Publication information

Source:
Clinical Reporter
Source type: journal
Document type: editorial
Document title: “A Retrospect”
Author(s): anonymous
Date of publication: October 1901
Volume number: 14
Issue number: 10
Pagination: 392-93

 
Citation
“A Retrospect.” Clinical Reporter Oct. 1901 v14n10: pp. 392-93.
 
Transcription
full text
 
Keywords
William McKinley (recovery: speculation); William McKinley (medical care: criticism: personal response); William McKinley (medical care).
 
Named persons
William McKinley.
 
Notes
The identity of Cohen (below) cannot be determined.
 
Document


A Retrospect

     No crime in the annals of this country has so shocked the people and cast such universal gloom over the land as has the assassination of President McKinley for as has often been said: “He was a man of the people and the people loved him.”
     But this paper is not a place to discuss the martyr and his merits and we do not at this time care to discuss the crime or the criminal—these have their reward—but certain features and actions have arisen during the illness of the illustrious patient that call for more than passing notice from the medical profession.
     It was only a very short time after the deplorable accident until we find a number of medical men who had been “interviewed” on the subject and who without any reserve or hesitation gave their opinion regarding the prognosis and the relative chances for the recovery of the President.
     This was done in the face of the silence of the attending surgeons and the fact that in spite of the great solicitude as well as the popular pressure brought to bear upon those in attendance, they gave but little assurance and for the most part only hopeful utterances.
     It will be observed that most of the mathematical statements made to the press, in St. Louis at least, were made by those who had seen the smallest number of cases of gunshot wounds, and not a few rushed into print,—oh beg pardon? were forced to make prognostications, who had never treated such a wound in their whole short life.
     And then—when success seemed to be about to crown the efforts of those in attendance and the rapid, fatal, sinking supervened instead, what did the medical profession do?
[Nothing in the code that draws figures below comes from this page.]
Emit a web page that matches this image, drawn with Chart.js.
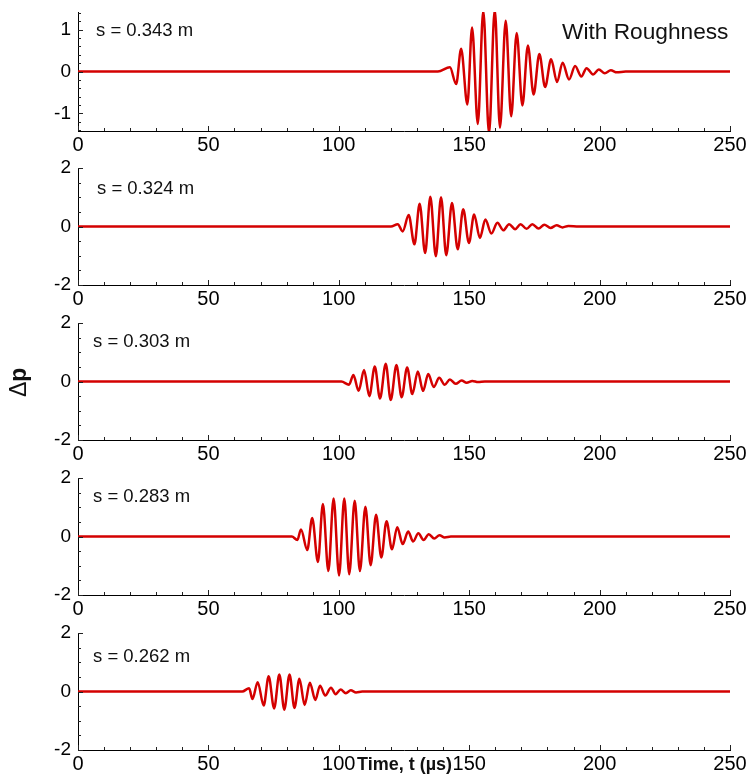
<!DOCTYPE html>
<html>
<head>
<meta charset="utf-8">
<script src="https://cdn.jsdelivr.net/npm/chart.js@4.4.1/dist/chart.umd.min.js"></script>
<style>
  body { margin: 0; background: #fff; overflow: hidden; }
  #wrap { position: relative; width: 749px; height: 774px; font-family: 'Liberation Sans', Arial, sans-serif; }
  .panel { position: absolute; left: 0; width: 749px; }
  .note { position: absolute; font-size: 18.5px; color: #111; line-height: 1; white-space: nowrap; }
</style>
</head>
<body>
<div id="wrap">
  <div class="panel" style="top:2px"><canvas id="c1" width="749" height="154"></canvas></div>
  <div class="panel" style="top:158px"><canvas id="c2" width="749" height="152"></canvas></div>
  <div class="panel" style="top:313px"><canvas id="c3" width="749" height="152"></canvas></div>
  <div class="panel" style="top:468px"><canvas id="c4" width="749" height="152"></canvas></div>
  <div class="panel" style="top:623px"><canvas id="c5" width="749" height="152"></canvas></div>

  <div class="note" style="left:96px;top:21px">s = 0.343 m</div>
  <div class="note" style="left:562px;top:20px;font-size:22.7px">With Roughness</div>
  <div class="note" style="left:97px;top:179px">s = 0.324 m</div>
  <div class="note" style="left:93px;top:332px">s = 0.303 m</div>
  <div class="note" style="left:93px;top:487px">s = 0.283 m</div>
  <div class="note" style="left:93px;top:647px">s = 0.262 m</div>

  <div class="note" style="left:7px;top:397px;font-size:23px;transform:rotate(-90deg);transform-origin:left top">Δ<b>p</b></div>
  <div class="note" style="left:357px;top:755px;font-size:18px;font-weight:bold">Time, t (µs)</div>
</div>

<script>
// s = 0.343 m
const t343 = [0, 138, 142.6, 145, 146.9, 149.3, 151.1, 153.3, 155.4, 157.6, 159.8, 161.8, 164, 166.1, 168.2, 170.4, 172.5, 174.7, 176.9, 179.1, 181.4, 183.7, 185.8, 188.3, 190.6, 193, 195, 197.5, 199.7, 202, 204.3, 206.6, 210, 250];
const p343 = [0, 0, 0.1, -0.3, 0.54, -0.79, 1.05, -1.25, 1.45, -1.48, 1.48, -1.34, 1.21, -1.07, 0.92, -0.81, 0.62, -0.55, 0.42, -0.37, 0.29, -0.25, 0.21, -0.19, 0.13, -0.12, 0.08, -0.07, 0.05, -0.04, 0.03, -0.02, 0, 0];
// s = 0.324 m
const t324 = [0, 120, 122.6, 124.5, 126.8, 129, 131, 133.1, 135.1, 137.2, 139.2, 141.2, 143.4, 145.6, 147.7, 149.9, 151.9, 154.1, 156.2, 158.5, 160.8, 163.1, 165.3, 167.6, 169.7, 172, 174.2, 176.6, 178.8, 181.2, 183.5, 185.8, 188, 192, 250];
const p324 = [0, 0, 0.08, -0.17, 0.39, -0.61, 0.78, -0.91, 1.02, -1.02, 1.0, -0.98, 0.8, -0.78, 0.59, -0.56, 0.41, -0.39, 0.24, -0.24, 0.13, -0.13, 0.08, -0.09, 0.08, -0.08, 0.08, -0.07, 0.06, -0.05, 0.04, -0.03, 0.02, 0, 0];
// s = 0.303 m
const t303 = [0, 101, 103.9, 105.6, 107.6, 109.7, 111.7, 113.8, 115.8, 118, 119.9, 122.1, 124.1, 126.2, 128.2, 130.3, 132.3, 134.3, 136.4, 138.5, 140.6, 142.6, 144.8, 147.1, 149, 151.2, 153.4, 156, 250];
const p303 = [0, 0, -0.11, 0.22, -0.32, 0.39, -0.5, 0.51, -0.58, 0.61, -0.63, 0.56, -0.54, 0.48, -0.43, 0.34, -0.32, 0.26, -0.19, 0.13, -0.11, 0.07, -0.08, 0.03, -0.04, 0.02, -0.02, 0, 0];
// s = 0.283 m
const t283 = [0, 82, 84.1, 85.5, 87.9, 89.8, 92, 93.9, 96, 98, 100.1, 102.1, 104, 106.1, 108.1, 110.2, 112.2, 114.3, 116.3, 118.3, 120.4, 122.4, 124.5, 126.6, 128.5, 130.5, 132.5, 134.5, 136.6, 138.6, 140.6, 143, 250];
const p283 = [0, 0, -0.12, 0.24, -0.46, 0.63, -0.87, 1.11, -1.18, 1.3, -1.33, 1.3, -1.29, 1.22, -1.18, 1.02, -0.98, 0.74, -0.72, 0.52, -0.44, 0.32, -0.26, 0.17, -0.17, 0.11, -0.12, 0.08, -0.07, 0.04, -0.03, 0, 0];
// s = 0.262 m
const t262 = [0, 63, 65.6, 66.9, 68.9, 71.2, 73.1, 75.2, 77.2, 79.1, 81.1, 83, 84.9, 86.9, 88.9, 91, 92.8, 94.8, 97, 98.8, 100.7, 102.7, 104.6, 106.6, 109, 250];
const p262 = [0, 0, 0.11, -0.26, 0.32, -0.48, 0.52, -0.58, 0.58, -0.62, 0.58, -0.56, 0.44, -0.46, 0.3, -0.29, 0.2, -0.14, 0.13, -0.09, 0.07, -0.06, 0.04, -0.03, 0, 0];

const xTicks = [0, 50, 100, 150, 200, 250];
const yTicksTop = [-1, 0, 1];
const yTicks = [-2, 0, 2];

// tick marks drawn inside the plot, like the original
const inwardTicks = {
  id: 'inwardTicks',
  afterDraw(chart, args, opts) {
    const { ctx, chartArea: a, scales: { x, y } } = chart;
    ctx.save();
    ctx.strokeStyle = '#222';
    ctx.lineWidth = 1;
    ctx.beginPath();
    for (let i = 0; i <= 25; i++) {
      const px = Math.round(x.getPixelForValue(i * 10)) + 0.5;
      const len = i % 5 === 0 ? 5 : 3;
      ctx.moveTo(px, a.bottom);
      ctx.lineTo(px, a.bottom - len);
    }
    for (let i = -opts.n; i <= opts.n; i++) {
      const py = Math.round(y.getPixelForValue(i * opts.step)) + 0.5;
      const len = i % opts.every === 0 ? 5 : 3;
      ctx.moveTo(a.left, py);
      ctx.lineTo(a.left + len, py);
    }
    ctx.stroke();
    ctx.restore();
  }
};

function makePanel(id, times, values, ymin, ymax, yLabels, tickOpts) {
  new Chart(document.getElementById(id), {
    type: 'line',
    data: {
      datasets: [{
        data: times.map((t, i) => ({ x: t, y: values[i] })),
        borderColor: '#d40000',
        borderWidth: 2.5,
        pointRadius: 0,
        cubicInterpolationMode: 'monotone'
      }]
    },
    options: {
      responsive: false,
      animation: false,
      devicePixelRatio: 1,
      layout: { padding: { top: 10, right: 19, left: 0, bottom: 0 } },
      plugins: { legend: { display: false }, tooltip: { enabled: false }, inwardTicks: tickOpts },
      scales: {
        x: {
          type: 'linear', min: 0, max: 250,
          afterBuildTicks: s => { s.ticks = xTicks.map(v => ({ value: v })); },
          afterFit: s => { s.height = 25; s.paddingLeft = 0; s.paddingRight = 0; },
          ticks: { color: '#000', padding: 2, maxRotation: 0, font: { family: 'Liberation Sans', size: 20 } },
          grid: { display: false, drawTicks: false },
          border: { display: true, color: '#000', width: 1 }
        },
        y: {
          min: ymin, max: ymax,
          afterBuildTicks: s => { s.ticks = yLabels.map(v => ({ value: v })); },
          afterFit: s => { s.width = 78; s.paddingTop = 0; s.paddingBottom = 0; },
          ticks: { color: '#000', padding: 7, font: { family: 'Liberation Sans', size: 19 } },
          grid: { display: false, drawTicks: false },
          border: { display: true, color: '#000', width: 1 }
        }
      }
    },
    plugins: [inwardTicks]
  });
}

makePanel('c1', t343, p343, -1.42, 1.42, yTicksTop, { step: 0.2, n: 7, every: 5 });
makePanel('c2', t324, p324, -2, 2, yTicks, { step: 0.5, n: 4, every: 4 });
makePanel('c3', t303, p303, -2, 2, yTicks, { step: 0.5, n: 4, every: 4 });
makePanel('c4', t283, p283, -2, 2, yTicks, { step: 0.5, n: 4, every: 4 });
makePanel('c5', t262, p262, -2, 2, yTicks, { step: 0.5, n: 4, every: 4 });
</script>
</body>
</html>
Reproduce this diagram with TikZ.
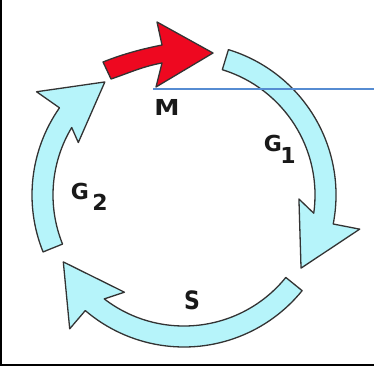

Criticise those who had done all that mortal could do, and even try to cast reflection on their actions.
     The homœopath was not in it,” [sic] only one of these boldly asserted “that the chances were good” though criticisms made by the local surgeons upon the management of the case were illtimed and without weight what can we think, when we find such men as Cohen of Philadelphia, who rushed into the public print almost as soon as the last breath was drawn and criticised bitterly, certain actions in the conduct and management of the President’s illness.
     Any one who has made a study of this class of injuries knows there is a bruised area around a bullet wound and there follows as a result of such bruising (excepting of course the effect of the newer firearm where the tissue is punched out as though cut) more or less necrosis. This necrosis [392][393] is as a rule taken care of by absorption and the wound heals uneventfully.
     In case of a person whose age is advanced beyond the period of fifty years and the life has been exacting—the repair process is slow and sometimes arrested as it was in the case of the President.
     It is beyond the power of human skill to tell the exact hour at which such death of tissue begins and the effort at healing ceases.
     The surgeons in this case did that for which the highest authorities and the best judgment of every one commended them, and it was a wonderful display of courage, a wonderful fortitude of spirit[,] strength of nerve and commendable skill that enabled them to operate when and as they did. The course of the illness afterward showed that the work had been well done and when the limit of the fourth day had been reached it is little wonder that the surgeons and the whole country were optimistic.
     But there is always somebody who is the height of wisdom, and, as we have before stated in this journal they are found in professional ranks; they can do nothing wrong themselves and desire to pass judment [sic] on everybody else and their work. It is disgusting and a disgrace. How can any man who has not seen and whose only knowledge is from necessarily meager reports, judge of the merits and demerits of the case and the judgment of the operator? The mighty mind of these critics none can comprehend.